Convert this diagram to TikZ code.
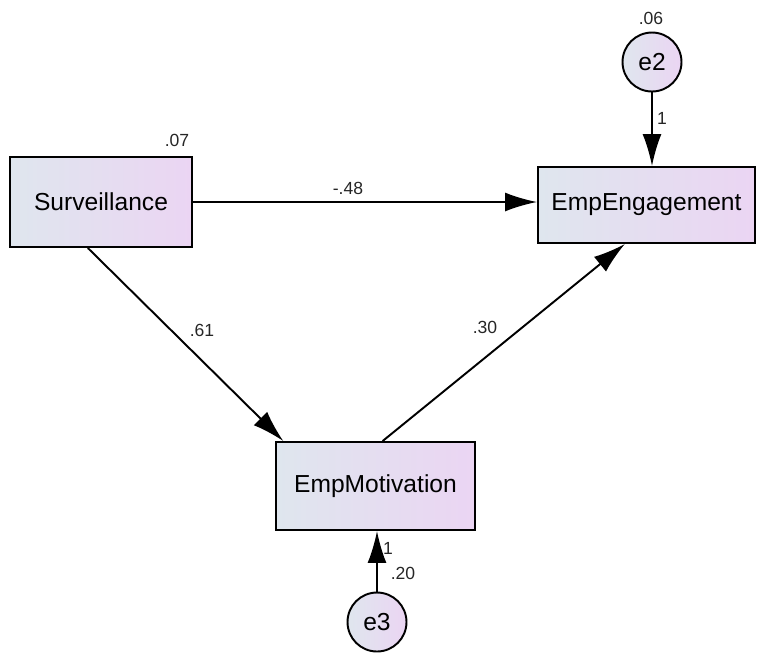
\documentclass[tikz,border=0pt]{standalone}
\usepackage{fontspec}
\setmainfont{Liberation Sans}
\usetikzlibrary{arrows.meta}
\begin{document}
\begin{tikzpicture}[x=0.02cm,y=-0.02cm,
  var/.style={draw,line width=1.1pt,rectangle,inner sep=0pt,font=\fontsize{14}{16}\selectfont,
    left color=varL,right color=varR},
  err/.style={draw,line width=1.1pt,circle,inner sep=0pt,minimum size=1.18cm,
    font=\fontsize{14}{16}\selectfont,left color=varL,right color=varR},
  path/.style={line width=1.1pt,-{Latex[length=0.64cm,width=0.38cm]}},
  est/.style={font=\fontsize{10}{12}\selectfont,text=black!85}]
\definecolor{varL}{HTML}{DFE6EE}
\definecolor{varR}{HTML}{EBD5F3}
\useasboundingbox (0,0) rectangle (758,654);
% observed variables
\node[var,minimum width=3.64cm,minimum height=1.8cm] (sur) at (101,202) {Surveillance};
\node[var,minimum width=4.34cm,minimum height=1.52cm] (eng) at (646.5,205) {EmpEngagement};
\node[var,minimum width=3.98cm,minimum height=1.76cm] (mot) at (375.5,486) {EmpMotivation};
% error terms
\node[err] (e2) at (652,62) {e2};
\node[err] (e3) at (377,622) {e3};
% paths
\draw[path] (sur.east) -- (sur.east -| eng.west);
\draw[path] (sur.-106) -- (mot.154.6);
\draw[path] (mot.81.6) -- (eng.-119.5);
\draw[path] (e2) -- (e2 |- eng.north);
\draw[path] (e3) -- (e3 |- mot.south);
% estimates
\node[est] (r2sur) at (177,140) {.07};
\node[est] (r2e2) at (651,18) {.06};
\node[est] (bse) at (348,188) {-.48};
\node[est] (bsm) at (202,330) {.61};
\node[est] (bme) at (485,327) {.30};
\node[est] (w2) at (662,118) {1};
\node[est] (w3) at (388,548) {1};
\node[est] (r2e3) at (403,573) {.20};
\end{tikzpicture}
\end{document}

• **WHAT YOU WILL DO**
Set down the material exactly, every line of it, except for the pictures.

• **WRITTEN SOLUTION**
Convert this diagram to TikZ code.
\documentclass[tikz,border=0pt]{standalone}
\usepackage{fontspec}
\setmainfont{Liberation Sans}
\usetikzlibrary{arrows.meta}
\begin{document}
\begin{tikzpicture}[x=0.02cm,y=-0.02cm,
  var/.style={draw,line width=1.1pt,rectangle,inner sep=0pt,font=\fontsize{14}{16}\selectfont,
    left color=varL,right color=varR},
  err/.style={draw,line width=1.1pt,circle,inner sep=0pt,minimum size=1.18cm,
    font=\fontsize{14}{16}\selectfont,left color=varL,right color=varR},
  path/.style={line width=1.1pt,-{Latex[length=0.64cm,width=0.38cm]}},
  est/.style={font=\fontsize{10}{12}\selectfont,text=black!85}]
\definecolor{varL}{HTML}{DFE6EE}
\definecolor{varR}{HTML}{EBD5F3}
\useasboundingbox (0,0) rectangle (758,654);
% observed variables
\node[var,minimum width=3.64cm,minimum height=1.8cm] (sur) at (101,202) {Surveillance};
\node[var,minimum width=4.34cm,minimum height=1.52cm] (eng) at (646.5,205) {EmpEngagement};
\node[var,minimum width=3.98cm,minimum height=1.76cm] (mot) at (375.5,486) {EmpMotivation};
% error terms
\node[err] (e2) at (652,62) {e2};
\node[err] (e3) at (377,622) {e3};
% paths
\draw[path] (sur.east) -- (sur.east -| eng.west);
\draw[path] (sur.-106) -- (mot.154.6);
\draw[path] (mot.81.6) -- (eng.-119.5);
\draw[path] (e2) -- (e2 |- eng.north);
\draw[path] (e3) -- (e3 |- mot.south);
% estimates
\node[est] (r2sur) at (177,140) {.07};
\node[est] (r2e2) at (651,18) {.06};
\node[est] (bse) at (348,188) {-.48};
\node[est] (bsm) at (202,330) {.61};
\node[est] (bme) at (485,327) {.30};
\node[est] (w2) at (662,118) {1};
\node[est] (w3) at (388,548) {1};
\node[est] (r2e3) at (403,573) {.20};
\end{tikzpicture}
\end{document}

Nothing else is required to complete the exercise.